→ WHAT IS ASKED:
Reproduce the records that follow in full, excluding any picture they contain.
--- BEGIN RECORD EXTRACTS ---
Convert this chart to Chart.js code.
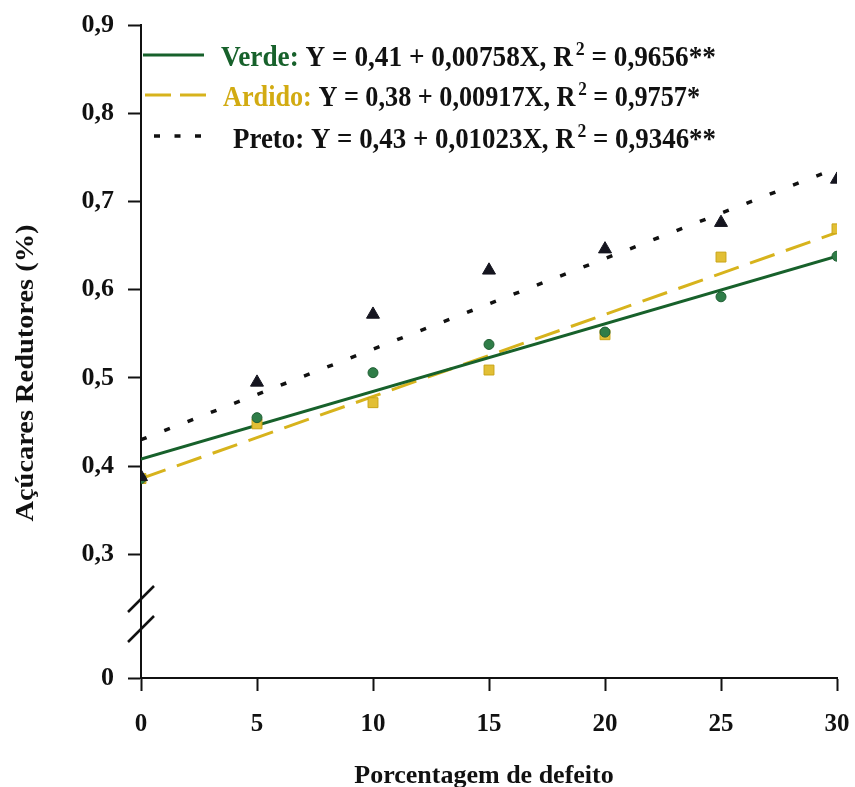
<!DOCTYPE html>
<html>
<head>
<meta charset="utf-8">
<script src="https://cdn.jsdelivr.net/npm/chart.js@4.4.1/dist/chart.umd.min.js"></script>
<style>
  html, body { margin: 0; padding: 0; background: #fff; }
  #wrap { width: 855px; height: 787px; position: relative; }
</style>
</head>
<body>
<div id="wrap"><canvas id="acucares" width="855" height="787"></canvas></div>
<script>
// Dados
const defeito = [0, 5, 10, 15, 20, 25, 30];
const verde  = [0.386, 0.455, 0.506, 0.538, 0.552, 0.592, 0.638];
const ardido = [0.386, 0.448, 0.472, 0.509, 0.549, 0.637, 0.669];
const preto  = [0.388, 0.495, 0.572, 0.622, 0.646, 0.676, 0.725];

// Retas de regressão (extremos X = 0 e X = 30)
const fitX = [0, 30];
const verdeFit  = [0.408, 0.638];
const ardidoFit = [0.386, 0.665];
const pretoFit  = [0.430, 0.738];

const yTicks = [0.16, 0.3, 0.4, 0.5, 0.6, 0.7, 0.8, 0.9]; // 0.16 = posição do "0" (eixo quebrado)
const yBreak = 0.16;

const legendas = [
  { nome: 'Verde:', cor: '#17612b', eq: 'Y = 0,41 + 0,00758X, R', r2: ' = 0,9656**' },
  { nome: 'Ardido:', cor: '#d2ab12', eq: 'Y = 0,38 + 0,00917X, R', r2: ' = 0,9757*' },
  { nome: 'Preto:', cor: '#111111', eq: 'Y = 0,43 + 0,01023X, R', r2: ' = 0,9346**' }
];

const FONT = '"Liberation Serif", "Times New Roman", "DejaVu Serif", serif';
const GREEN = '#17612b', GOLD = '#d7b31c', DARK = '#15151f';

const pts = (ys, xs) => ys.map((y, i) => ({ x: xs[i], y: y }));

// desenha legenda, quebra do eixo e títulos
const extras = {
  id: 'extras',
  afterDraw(chart) {
    const ctx = chart.ctx;
    ctx.save();

    // quebra do eixo Y
    const xa = chart.chartArea.left;
    ctx.strokeStyle = '#111';
    ctx.lineWidth = 2.5;
    [612, 642].forEach(yy => {
      ctx.beginPath();
      ctx.moveTo(xa - 13, yy);
      ctx.lineTo(xa + 13, yy - 26);
      ctx.stroke();
    });

    // legenda
    const rows = [66, 106, 148];
    const samples = [55, 95, 136];
    ctx.lineWidth = 3;
    ctx.strokeStyle = GREEN;
    ctx.beginPath(); ctx.moveTo(143, samples[0]); ctx.lineTo(204, samples[0]); ctx.stroke();
    ctx.strokeStyle = GOLD;
    ctx.setLineDash([26, 9]);
    ctx.beginPath(); ctx.moveTo(145, samples[1]); ctx.lineTo(207, samples[1]); ctx.stroke();
    ctx.strokeStyle = '#111';
    ctx.lineWidth = 3.5;
    ctx.setLineDash([6, 14.5]);
    ctx.beginPath(); ctx.moveTo(154, samples[2]); ctx.lineTo(204, samples[2]); ctx.stroke();
    ctx.setLineDash([]);

    const xs = [221, 223, 233];
    const xe = [716, 700, 716];
    ctx.textBaseline = 'alphabetic';
    ctx.textAlign = 'left';
    legendas.forEach((l, i) => {
      const big = 'bold 29px ' + FONT, small = 'bold 19px ' + FONT;
      ctx.font = big;
      const w1 = ctx.measureText(l.nome + ' ').width;
      const w2 = ctx.measureText(l.eq).width + 3;
      const w4 = ctx.measureText(l.r2).width;
      ctx.font = small;
      const w3 = ctx.measureText('2').width;
      const sx = (xe[i] - xs[i]) / (w1 + w2 + w3 + w4);
      ctx.save();
      ctx.translate(xs[i], rows[i]);
      ctx.scale(sx, 1);
      ctx.font = big;
      ctx.fillStyle = l.cor;
      ctx.fillText(l.nome, 0, 0);
      ctx.fillStyle = '#111';
      ctx.fillText(l.eq, w1, 0);
      ctx.fillText(l.r2, w1 + w2 + w3, 0);
      ctx.font = small;
      ctx.fillText('2', w1 + w2, -11);
      ctx.restore();
    });

    // títulos dos eixos
    ctx.fillStyle = '#111';
    ctx.font = 'bold 26px ' + FONT;
    ctx.textAlign = 'center';
    ctx.fillText('Porcentagem de defeito', 484, 783);
    const yTitle = 'Açúcares Redutores (%)';
    const k = 297 / ctx.measureText(yTitle).width;
    ctx.translate(33, 373);
    ctx.rotate(-Math.PI / 2);
    ctx.scale(k, 1);
    ctx.fillText(yTitle, 0, 0);
    ctx.restore();
  }
};

new Chart(document.getElementById('acucares'), {
  type: 'scatter',
  data: {
    datasets: [
      {
        label: 'Preto',
        data: pts(preto, defeito),
        pointStyle: 'triangle',
        pointRadius: 7.5,
        backgroundColor: DARK,
        borderColor: DARK,
        borderWidth: 1
      },
      {
        label: 'Verde',
        data: pts(verde, defeito),
        pointStyle: 'circle',
        pointRadius: 5,
        backgroundColor: '#2f7d48',
        borderColor: '#1f5e33',
        borderWidth: 1
      },
      {
        label: 'Ardido',
        data: pts(ardido, defeito),
        pointStyle: 'rect',
        pointRadius: 7,
        backgroundColor: '#e2bf35',
        borderColor: '#c9a416',
        borderWidth: 1
      },
      {
        label: 'Verde (ajuste)',
        data: pts(verdeFit, fitX),
        showLine: true,
        pointRadius: 0,
        borderColor: GREEN,
        borderWidth: 3
      },
      {
        label: 'Ardido (ajuste)',
        data: pts(ardidoFit, fitX),
        showLine: true,
        pointRadius: 0,
        borderColor: GOLD,
        borderWidth: 3,
        borderDash: [26, 12]
      },
      {
        label: 'Preto (ajuste)',
        data: pts(pretoFit, fitX),
        showLine: true,
        pointRadius: 0,
        borderColor: '#111',
        borderWidth: 3.5,
        borderDash: [6, 19]
      }
    ]
  },
  options: {
    responsive: false,
    animation: false,
    layout: { padding: { top: 25, right: 18, left: 0, bottom: 0 } },
    plugins: {
      legend: { display: false },
      tooltip: { enabled: false }
    },
    scales: {
      x: {
        type: 'linear',
        min: 0,
        max: 30,
        ticks: {
          stepSize: 5,
          padding: 19,
          color: '#111',
          font: { family: FONT, size: 25, weight: 'bold' }
        },
        grid: {
          drawOnChartArea: false,
          drawTicks: true,
          tickLength: 13,
          tickWidth: 2,
          tickColor: '#111'
        },
        border: { display: true, color: '#111', width: 2 },
        afterFit: (s) => { s.height = 109; s.paddingLeft = 0; s.paddingRight = 0; }
      },
      y: {
        type: 'linear',
        min: yBreak,
        max: 0.9,
        afterBuildTicks: (s) => { s.ticks = yTicks.map(v => ({ value: v })); },
        ticks: {
          padding: 14,
          color: '#111',
          font: { family: FONT, size: 26, weight: 'bold' },
          callback: (v) => v === yBreak ? '0' : v.toFixed(1).replace('.', ',')
        },
        grid: {
          drawOnChartArea: false,
          drawTicks: true,
          tickLength: 13,
          tickWidth: 2,
          tickColor: '#111'
        },
        border: { display: true, color: '#111', width: 2 },
        afterFit: (s) => { s.width = 141; s.paddingTop = 0; s.paddingBottom = 0; }
      }
    }
  },
  plugins: [extras]
});
</script>
</body>
</html>
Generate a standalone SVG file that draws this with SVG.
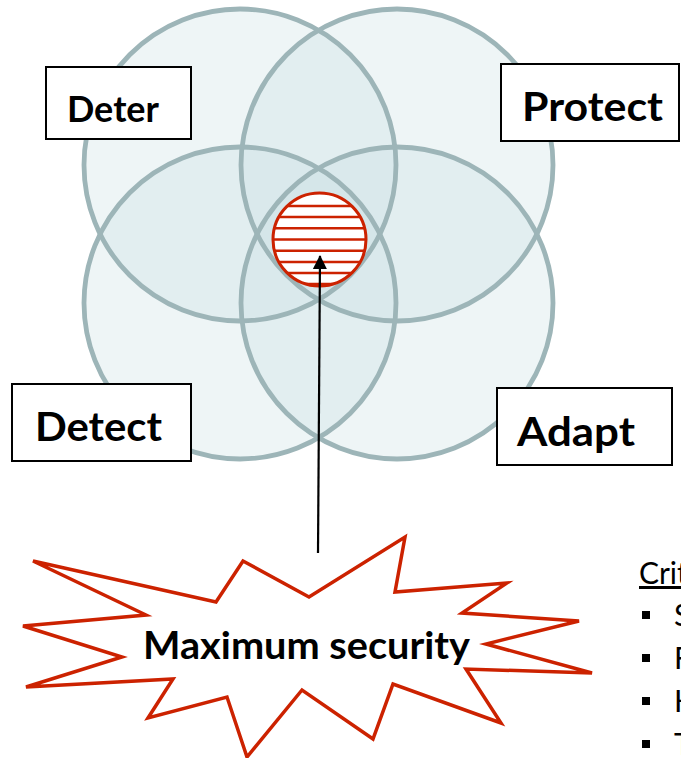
--- END RECORD EXTRACTS ---
→ RESULT OF THIS TASK:
Convert this chart to Chart.js code.
<!DOCTYPE html>
<html>
<head>
<meta charset="utf-8">
<script src="https://cdn.jsdelivr.net/npm/chart.js@4.4.1/dist/chart.umd.min.js"></script>
<style>
  html, body { margin: 0; padding: 0; background: #fff; }
  #wrap { width: 855px; height: 787px; position: relative; }
</style>
</head>
<body>
<div id="wrap"><canvas id="acucares" width="855" height="787"></canvas></div>
<script>
// Dados
const defeito = [0, 5, 10, 15, 20, 25, 30];
const verde  = [0.386, 0.455, 0.506, 0.538, 0.552, 0.592, 0.638];
const ardido = [0.386, 0.448, 0.472, 0.509, 0.549, 0.637, 0.669];
const preto  = [0.388, 0.495, 0.572, 0.622, 0.646, 0.676, 0.725];

// Retas de regressão (extremos X = 0 e X = 30)
const fitX = [0, 30];
const verdeFit  = [0.408, 0.638];
const ardidoFit = [0.386, 0.665];
const pretoFit  = [0.430, 0.738];

const yTicks = [0.16, 0.3, 0.4, 0.5, 0.6, 0.7, 0.8, 0.9]; // 0.16 = posição do "0" (eixo quebrado)
const yBreak = 0.16;

const legendas = [
  { nome: 'Verde:', cor: '#17612b', eq: 'Y = 0,41 + 0,00758X, R', r2: ' = 0,9656**' },
  { nome: 'Ardido:', cor: '#d2ab12', eq: 'Y = 0,38 + 0,00917X, R', r2: ' = 0,9757*' },
  { nome: 'Preto:', cor: '#111111', eq: 'Y = 0,43 + 0,01023X, R', r2: ' = 0,9346**' }
];

const FONT = '"Liberation Serif", "Times New Roman", "DejaVu Serif", serif';
const GREEN = '#17612b', GOLD = '#d7b31c', DARK = '#15151f';

const pts = (ys, xs) => ys.map((y, i) => ({ x: xs[i], y: y }));

// desenha legenda, quebra do eixo e títulos
const extras = {
  id: 'extras',
  afterDraw(chart) {
    const ctx = chart.ctx;
    ctx.save();

    // quebra do eixo Y
    const xa = chart.chartArea.left;
    ctx.strokeStyle = '#111';
    ctx.lineWidth = 2.5;
    [612, 642].forEach(yy => {
      ctx.beginPath();
      ctx.moveTo(xa - 13, yy);
      ctx.lineTo(xa + 13, yy - 26);
      ctx.stroke();
    });

    // legenda
    const rows = [66, 106, 148];
    const samples = [55, 95, 136];
    ctx.lineWidth = 3;
    ctx.strokeStyle = GREEN;
    ctx.beginPath(); ctx.moveTo(143, samples[0]); ctx.lineTo(204, samples[0]); ctx.stroke();
    ctx.strokeStyle = GOLD;
    ctx.setLineDash([26, 9]);
    ctx.beginPath(); ctx.moveTo(145, samples[1]); ctx.lineTo(207, samples[1]); ctx.stroke();
    ctx.strokeStyle = '#111';
    ctx.lineWidth = 3.5;
    ctx.setLineDash([6, 14.5]);
    ctx.beginPath(); ctx.moveTo(154, samples[2]); ctx.lineTo(204, samples[2]); ctx.stroke();
    ctx.setLineDash([]);

    const xs = [221, 223, 233];
    const xe = [716, 700, 716];
    ctx.textBaseline = 'alphabetic';
    ctx.textAlign = 'left';
    legendas.forEach((l, i) => {
      const big = 'bold 29px ' + FONT, small = 'bold 19px ' + FONT;
      ctx.font = big;
      const w1 = ctx.measureText(l.nome + ' ').width;
      const w2 = ctx.measureText(l.eq).width + 3;
      const w4 = ctx.measureText(l.r2).width;
      ctx.font = small;
      const w3 = ctx.measureText('2').width;
      const sx = (xe[i] - xs[i]) / (w1 + w2 + w3 + w4);
      ctx.save();
      ctx.translate(xs[i], rows[i]);
      ctx.scale(sx, 1);
      ctx.font = big;
      ctx.fillStyle = l.cor;
      ctx.fillText(l.nome, 0, 0);
      ctx.fillStyle = '#111';
      ctx.fillText(l.eq, w1, 0);
      ctx.fillText(l.r2, w1 + w2 + w3, 0);
      ctx.font = small;
      ctx.fillText('2', w1 + w2, -11);
      ctx.restore();
    });

    // títulos dos eixos
    ctx.fillStyle = '#111';
    ctx.font = 'bold 26px ' + FONT;
    ctx.textAlign = 'center';
    ctx.fillText('Porcentagem de defeito', 484, 783);
    const yTitle = 'Açúcares Redutores (%)';
    const k = 297 / ctx.measureText(yTitle).width;
    ctx.translate(33, 373);
    ctx.rotate(-Math.PI / 2);
    ctx.scale(k, 1);
    ctx.fillText(yTitle, 0, 0);
    ctx.restore();
  }
};

new Chart(document.getElementById('acucares'), {
  type: 'scatter',
  data: {
    datasets: [
      {
        label: 'Preto',
        data: pts(preto, defeito),
        pointStyle: 'triangle',
        pointRadius: 7.5,
        backgroundColor: DARK,
        borderColor: DARK,
        borderWidth: 1
      },
      {
        label: 'Verde',
        data: pts(verde, defeito),
        pointStyle: 'circle',
        pointRadius: 5,
        backgroundColor: '#2f7d48',
        borderColor: '#1f5e33',
        borderWidth: 1
      },
      {
        label: 'Ardido',
        data: pts(ardido, defeito),
        pointStyle: 'rect',
        pointRadius: 7,
        backgroundColor: '#e2bf35',
        borderColor: '#c9a416',
        borderWidth: 1
      },
      {
        label: 'Verde (ajuste)',
        data: pts(verdeFit, fitX),
        showLine: true,
        pointRadius: 0,
        borderColor: GREEN,
        borderWidth: 3
      },
      {
        label: 'Ardido (ajuste)',
        data: pts(ardidoFit, fitX),
        showLine: true,
        pointRadius: 0,
        borderColor: GOLD,
        borderWidth: 3,
        borderDash: [26, 12]
      },
      {
        label: 'Preto (ajuste)',
        data: pts(pretoFit, fitX),
        showLine: true,
        pointRadius: 0,
        borderColor: '#111',
        borderWidth: 3.5,
        borderDash: [6, 19]
      }
    ]
  },
  options: {
    responsive: false,
    animation: false,
    layout: { padding: { top: 25, right: 18, left: 0, bottom: 0 } },
    plugins: {
      legend: { display: false },
      tooltip: { enabled: false }
    },
    scales: {
      x: {
        type: 'linear',
        min: 0,
        max: 30,
        ticks: {
          stepSize: 5,
          padding: 19,
          color: '#111',
          font: { family: FONT, size: 25, weight: 'bold' }
        },
        grid: {
          drawOnChartArea: false,
          drawTicks: true,
          tickLength: 13,
          tickWidth: 2,
          tickColor: '#111'
        },
        border: { display: true, color: '#111', width: 2 },
        afterFit: (s) => { s.height = 109; s.paddingLeft = 0; s.paddingRight = 0; }
      },
      y: {
        type: 'linear',
        min: yBreak,
        max: 0.9,
        afterBuildTicks: (s) => { s.ticks = yTicks.map(v => ({ value: v })); },
        ticks: {
          padding: 14,
          color: '#111',
          font: { family: FONT, size: 26, weight: 'bold' },
          callback: (v) => v === yBreak ? '0' : v.toFixed(1).replace('.', ',')
        },
        grid: {
          drawOnChartArea: false,
          drawTicks: true,
          tickLength: 13,
          tickWidth: 2,
          tickColor: '#111'
        },
        border: { display: true, color: '#111', width: 2 },
        afterFit: (s) => { s.width = 141; s.paddingTop = 0; s.paddingBottom = 0; }
      }
    }
  },
  plugins: [extras]
});
</script>
</body>
</html>
Generate a standalone SVG file that draws this with SVG.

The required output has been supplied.